Global monetary easing supported the ringgit in two ways. First, as interest rates abroad fell, the gap between their interest rates and Malaysia’s became smaller. Foreign investors therefore earned less from holding assets in their respective countries than before, making investments in Malaysian assets more attractive. Second, easier global financial conditions also improved risk sentiment. This encouraged investors to seek better returns in emerging markets, including Malaysia. As these inflows rose, demand for the ringgit increased, helping to support its value.
In addition to these global factors, the ringgit’s performance was also supported by positive sentiment surrounding Malaysia’s favourable economic outlook. Ongoing structural reforms against a backdrop of political stability further strengthened investor confidence. These developments enhanced Malaysia’s appeal as an investment destination. By end-2025, the ringgit recorded the largest appreciation among regional currencies against the US dollar (Chart 1).

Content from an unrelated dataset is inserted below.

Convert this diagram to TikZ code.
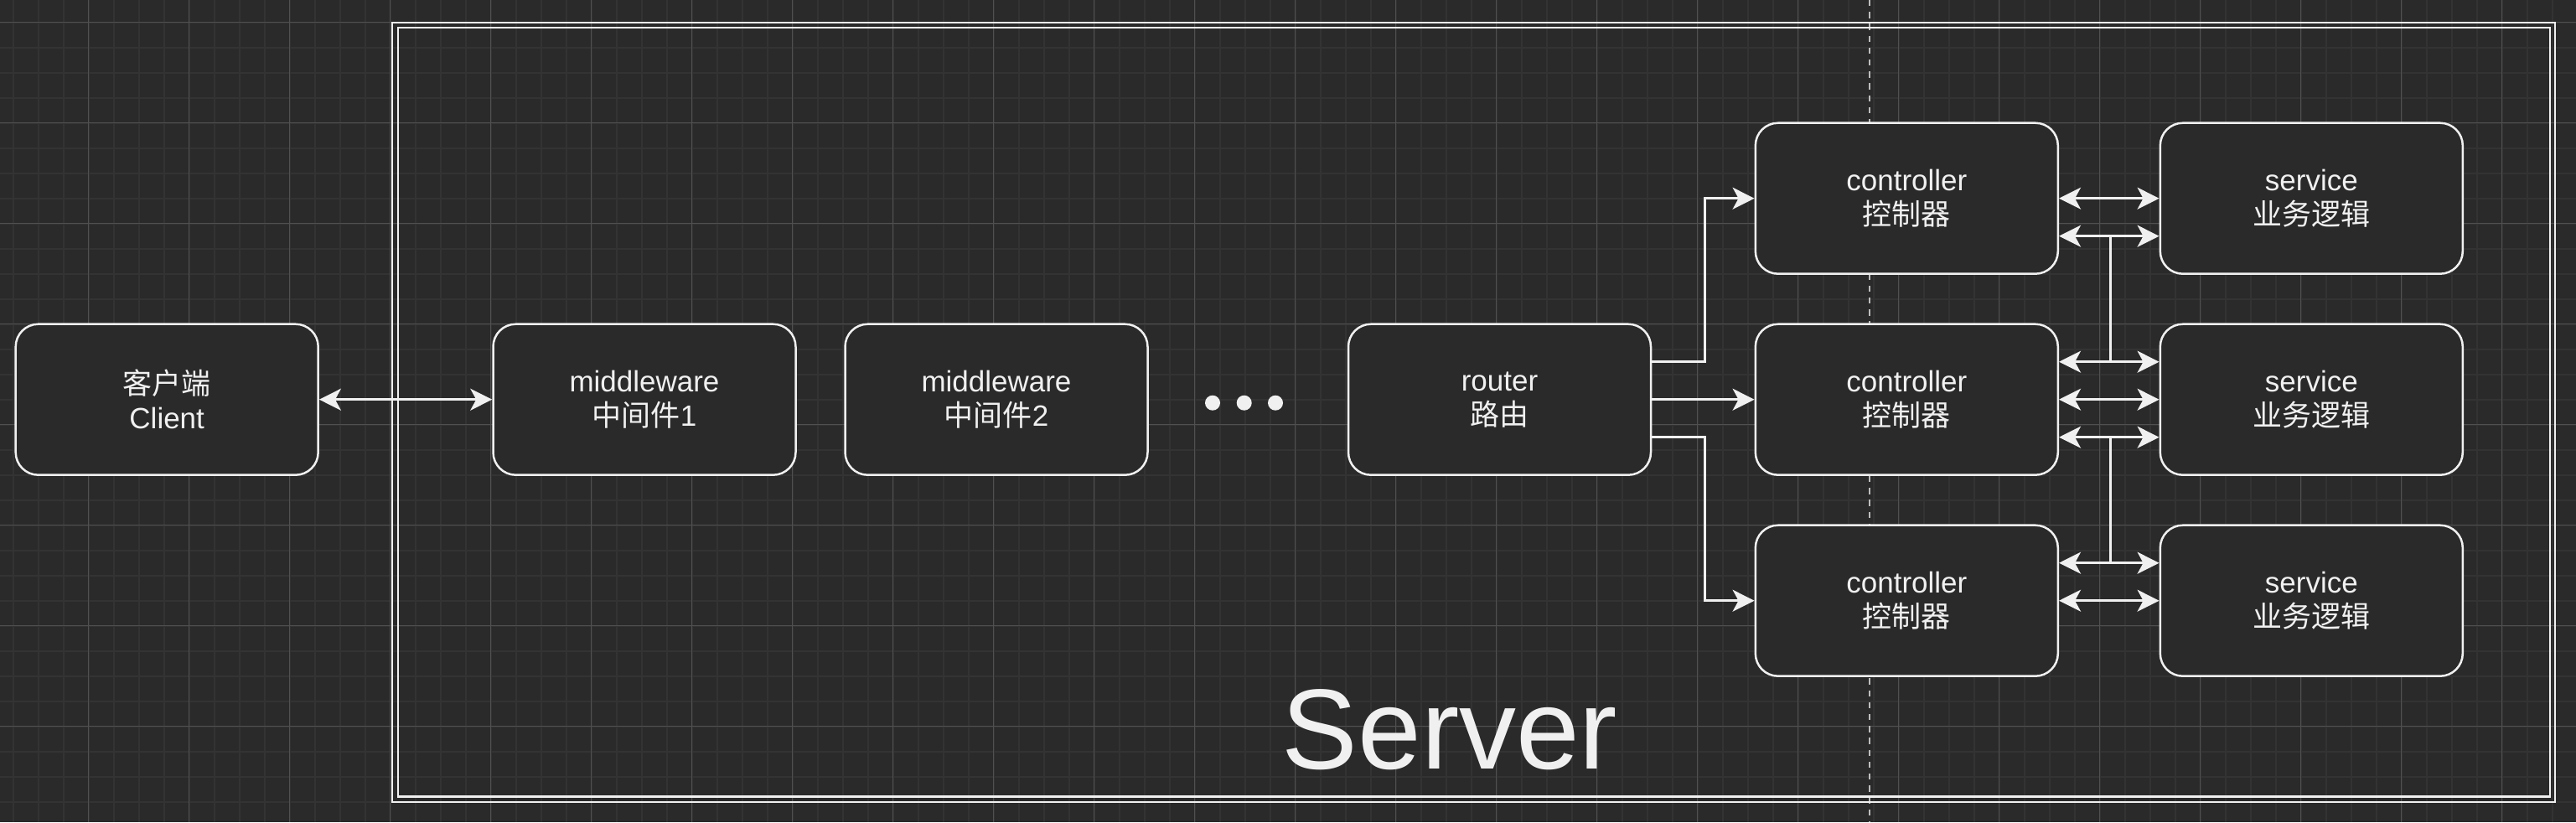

Throughout the year, BNM supported the smooth functioning of the foreign exchange market through our liquidity and foreign currency operations. By buying or selling the ringgit when necessary, our objective is to maintain two-way liquidity in the market, especially during periods of stress. These actions helped ease pressures on the currency and kept the market operating smoothly. Such operations also prevented sudden, excessive swings in the ringgit, which could disrupt activities like exports and investments. Additionally, ongoing coordinated efforts by the Government and BNM to encourage more consistent repatriation and conversion of foreign earnings by corporates and investors continues to support more balanced two-way flows in the domestic financial market, including through the Qualified Resident Investor (QRI) programme.[17]
Through ongoing initiatives under the Financial Markets Committee (FMC) and regular engagement sessions with large corporates, BNM pursued efforts to deepen the foreign exchange market further, enabling banks and businesses to meet their funding and foreign exchange needs more effectively. At the same time, BNM continued to promote access to hedging instruments[18] to help businesses better manage their foreign exchange risks.
Research and Analysis
BNM undertakes research on both short- and long-term economic developments, with a focus on understanding their implications for the Malaysian economy. These analyses inform the MPC’s deliberations and support the Bank’s broader economic policy advocacy.
Against heightened uncertainty this year, BNM’s research efforts focused on assessing how global developments and domestic policy moves could shape Malaysia’s economic outlook. This was not a straightforward task. Global shocks often spread through many interconnected channels, affecting growth and inflation in different ways. As a small and open economy, we are especially sensitive to these ripple effects.
An important focus during the year was the impact of trade-related developments, particularly the reciprocal tariffs imposed by the US. We closely examined how these tariffs were shaping global trade flows, investment decisions and business behaviour. This allowed the MPC to differentiate between short-term trade-related disruptions versus more lasting implications for growth. We also undertook a careful review of domestic growth conditions and updated Malaysia’s growth forecast for the year.[19]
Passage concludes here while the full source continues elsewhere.